Create a producer by passing the configuration dictionary to the Producer class. In the following example, we create a producer client and send 10 messages to a topic called falls-church.203_North_Main.BSM.

from confluent_kafka import Producer
import os
from dotenv import load_dotenv
load_dotenv()

config = {
    'bootstrap.servers': 'bootstrap.dti-kafka.cloud.vtti.vt.edu:443',
    'security.protocol': 'SASL_SSL',
    'sasl.mechanism': 'SCRAM-SHA-512',
    'sasl.username': os.getenv('KAFKA_USERNAME'),
    'sasl.password': os.getenv('KAFKA_PASSWORD'),
    'client.id': 'my-awesome-app'
}
# initalize producer
producer = Producer(config)

# topic to send messages to
topic = 'falls-church.203_North_Main.BSM'

# send 10 messages to the topic
for i in range(10):
    producer.produce(topic, key=str(i), value=f'hello world {i}')

# flush the producer to ensure all messages are sent
producer.flush()

Creating a consumer

Create a consumer by passing the configuration dictionary to the Consumer class. Subscribe to a single or multiple topics.

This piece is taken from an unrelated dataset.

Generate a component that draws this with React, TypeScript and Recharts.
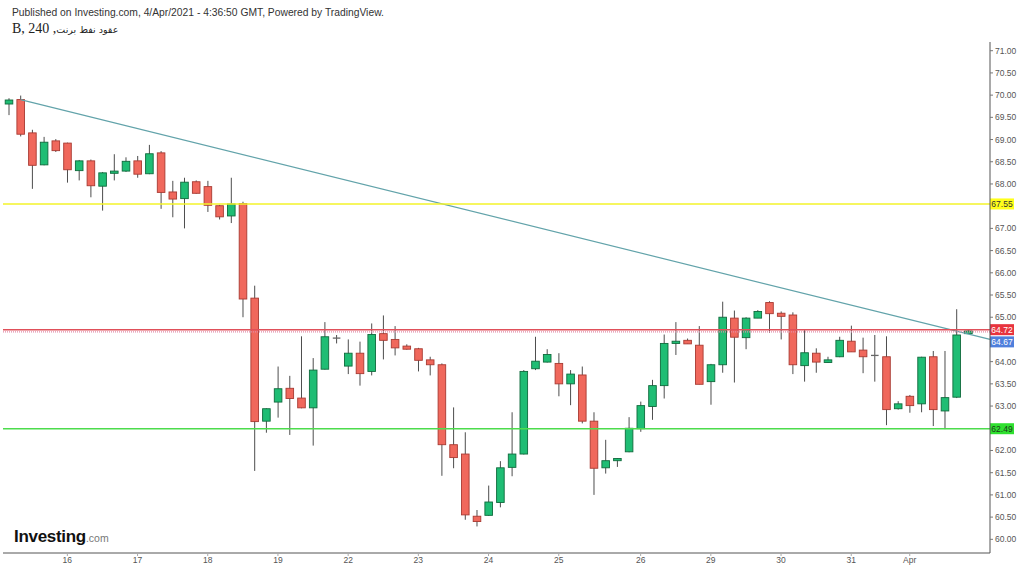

from confluent_kafka import Consumer
import os
from dotenv import load_dotenv
load_dotenv()

config = {
    'bootstrap.servers': 'bootstrap.dti-kafka.cloud.vtti.vt.edu:443',
    'security.protocol': 'SASL_SSL',
    'sasl.mechanism': 'SCRAM-SHA-512',
    'sasl.username': os.getenv('KAFKA_USERNAME'),
    'sasl.password': os.getenv('KAFKA_PASSWORD'),
    'group.id': 'nifi-processors',
    'auto.offset.reset': 'earliest'
}

# initalize consumer
consumer = Consumer(config)

# subscribe to a topic(s)
consumer.subscribe(['falls-church.203_North_Main.BSM'])

try:
    while True:
        # retrieve messages
        message = consumer.poll(timeout=1.0)
        if message is None:
            continue
        elif message.error():
            print(f"ERROR: {message.error()}")   
        else:
            # message was successfully received
            print(f"Received message: {key=key=message.key().decode('utf-8')} {message.value().decode('utf-8')}")
finally:
    # close the consumer, commit offset
    consumer.close()